Chris Bail
Duke University
www.chrisbail.net

Introduction

This is part of a series of tutorials I’ve written on collecting digital trace data from sites such as Twitter, Facebook, or other internet sources. These earlier tutorials demonstrated some of the potential of digital trace data, but also highlighted many limitations of these new wellsprings of data as well. For example, digital trace data are often incomplete, inaccessible, non-representative, unstructured–and thus difficult to work with– and sensitive in nature. Because of these limitations, there is growing consensus that hybrid approaches are needed that combine digital trace data with more conventional methods such as surveys.

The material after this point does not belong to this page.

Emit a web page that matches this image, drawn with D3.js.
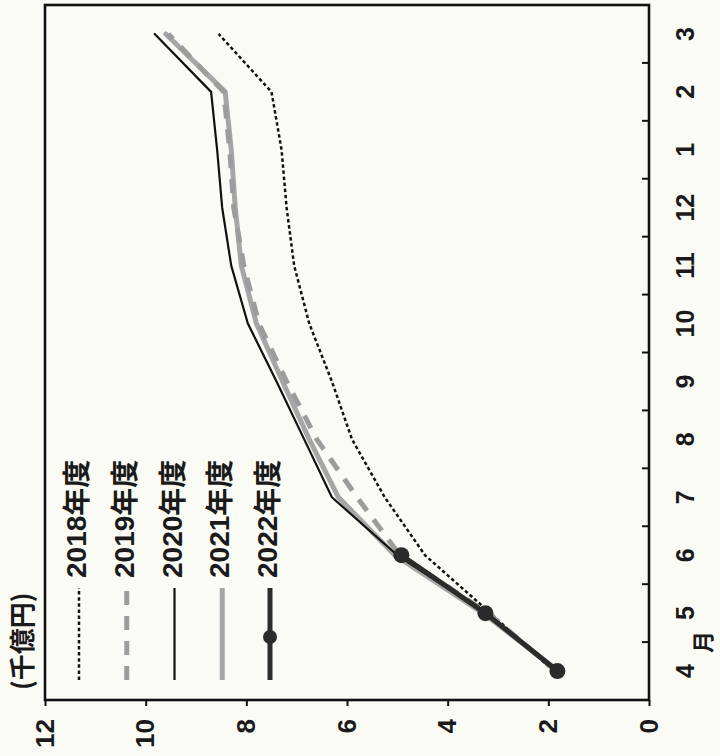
<!DOCTYPE html>
<html><head><meta charset="utf-8">
<script src="https://cdn.jsdelivr.net/npm/d3@7"></script>
<style>
html,body{margin:0;padding:0;background:#fbfbf5;}
svg{display:block;}
</style></head>
<body>
<svg id="chart" width="720" height="756"></svg>
<script>
const months = ["4","5","6","7","8","9","10","11","12","1","2","3"];
const yTicks = [0,2,4,6,8,10,12];
const seriesNames = ["2018年度","2019年度","2020年度","2021年度","2022年度"];
const v2018 = [1.9, 3.15, 4.45, 5.25, 5.9, 6.3, 6.75, 7.05, 7.2, 7.3, 7.5, 8.55];
const v2019 = [1.85, 3.2, 4.95, 5.8, 6.6, 7.2, 7.75, 8.05, 8.25, 8.33, 8.45, 9.55];
const v2020 = [1.85, 3.25, 5.0, 6.3, 6.85, 7.4, 7.97, 8.3, 8.48, 8.58, 8.7, 9.82];
const v2021 = [1.8, 3.3, 5.05, 6.17, 6.75, 7.28, 7.8, 8.1, 8.22, 8.3, 8.42, 9.6];
const v2022 = [1.82, 3.25, 4.92];
const unitLabel = "(千億円)";
const monthUnit = "月";

const svg = d3.select("#chart");
svg.append("rect").attr("width",720).attr("height",756).attr("fill","#fbfbf5");
// chart drawn in its own upright frame (756 wide x 720 tall), then turned a quarter to the left
const g = svg.append("g").attr("transform","translate(0,756) rotate(-90)");

const L = 56, R = 751, T = 45, B = 649;
const x = d3.scaleBand().domain(months).range([L,R]);
const y = d3.scaleLinear().domain([0,12]).range([B,T]);

const numFont = "'Liberation Sans Narrow','Arial Narrow','Liberation Sans',sans-serif";
const cjkFont = "'Noto Sans CJK JP','Noto Sans CJK SC',sans-serif";

const styles = {
  "2018年度": {stroke:"#111", width:2.5, dash:"3.5,2.6"},
  "2019年度": {stroke:"#9c9c9c", width:5, dash:"14,11"},
  "2020年度": {stroke:"#111", width:2.2, dash:null},
  "2021年度": {stroke:"#a6a6a6", width:5, dash:null},
  "2022年度": {stroke:"#2b2b2b", width:5, dash:null, marker:true}
};
const dataMap = {"2018年度":v2018,"2019年度":v2019,"2020年度":v2020,"2021年度":v2021,"2022年度":v2022};
const drawOrder = ["2018年度","2021年度","2019年度","2020年度","2022年度"];

const line = d3.line().x((d,i)=>x(months[i])+x.bandwidth()/2).y(d=>y(d));

// value axis (left in upright frame)
const ya = g.append("g").attr("transform",`translate(${L},0)`)
  .call(d3.axisLeft(y).tickValues(yTicks).tickSize(6).tickPadding(13).tickFormat(d3.format("d")));
ya.select(".domain").remove();
ya.selectAll(".tick line").attr("stroke","#111").attr("stroke-width",2);
ya.selectAll(".tick text").attr("font-family",numFont).attr("font-size",26).attr("font-weight","bold").attr("fill","#1a1a1a");

// month axis (bottom)
const xa = g.append("g").attr("transform",`translate(0,${B})`)
  .call(d3.axisBottom(x).tickSize(0).tickPadding(36));
xa.select(".domain").remove();
xa.selectAll(".tick text").attr("font-family",numFont).attr("font-size",25).attr("font-weight","bold").attr("fill","#1a1a1a")
  .attr("dy","0.35em");
// boundary ticks, pointing inward
g.append("g").selectAll("line").data(months.slice(1)).join("line")
  .attr("x1",d=>x(d)).attr("x2",d=>x(d)).attr("y1",B).attr("y2",B-7)
  .attr("stroke","#111").attr("stroke-width",2);

g.append("text").attr("x",x("5")).attr("y",B+56)
  .attr("text-anchor","middle").attr("dominant-baseline","middle")
  .attr("font-family",cjkFont).attr("font-size",22).attr("font-weight","bold").attr("fill","#1a1a1a").text(monthUnit);

// series
drawOrder.forEach(name=>{
  const s = styles[name];
  const p = g.append("path").datum(dataMap[name]).attr("d",line)
    .attr("fill","none").attr("stroke",s.stroke).attr("stroke-width",s.width)
    .attr("stroke-linejoin","round").attr("stroke-linecap", s.dash ? "butt" : "round");
  if (s.dash) p.attr("stroke-dasharray",s.dash);
  if (s.marker) {
    g.append("g").selectAll("circle").data(dataMap[name]).join("circle")
      .attr("cx",(d,i)=>x(months[i])+x.bandwidth()/2).attr("cy",d=>y(d)).attr("r",8)
      .attr("fill","#2b2b2b");
  }
});

// frame
g.append("rect").attr("x",L).attr("y",T).attr("width",R-L).attr("height",B-T)
  .attr("fill","none").attr("stroke","#111").attr("stroke-width",2.6);

// unit label
g.append("text").attr("x",66).attr("y",25).attr("dominant-baseline","middle")
  .attr("font-family",cjkFont).attr("font-size",26).attr("font-weight","bold").attr("fill","#1a1a1a").text(unitLabel);

// legend
const legY = d3.scalePoint().domain(seriesNames).range([79,270]);
seriesNames.forEach(name=>{
  const s = styles[name];
  const yy = legY(name);
  const l = g.append("line").attr("x1",76).attr("x2",168).attr("y1",yy).attr("y2",yy)
    .attr("stroke",s.stroke).attr("stroke-width",s.width);
  if (s.dash) l.attr("stroke-dasharray",s.dash);
  if (s.marker) g.append("circle").attr("cx",119).attr("cy",yy).attr("r",7).attr("fill","#2b2b2b");
  const t = g.append("text").attr("x",178).attr("y",yy).attr("dominant-baseline","middle")
    .attr("font-size",28).attr("fill","#1a1a1a");
  t.append("tspan").attr("font-family",numFont).attr("font-weight","bold").text(name.slice(0,4));
  t.append("tspan").attr("font-family",cjkFont).attr("font-weight","bold").text(name.slice(4));
});
</script>
</body></html>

Note: this tutorial is a work in progress. It will be updated soon to include more annotated code

Building Apps for Social Science Research

The term “app” has come to refer to an impressive array of software– from mobile tools we use to find our way around to desktop-based tools for editing photos. In this article, I make the case that apps can also be extremely useful for social scientists. More specifically, I argue that apps can provide a vehicle for social scientists to collect digital trace data alongside survey data. There are numerous advantages of such a hybrid strategy– for example, surveys can be used to collect demographic information about those who produce social media texts in order to evaluate issues of coverage and representativeness. Or, surveys can be used to collect information about other confounding factors. What is more, authentication dialogues within apps provide a natural opportunity to obtain informed consent from social media users– though this was not done in a comprehensive manner in past studies such as those that became central to the Cambridge Analytica scandal.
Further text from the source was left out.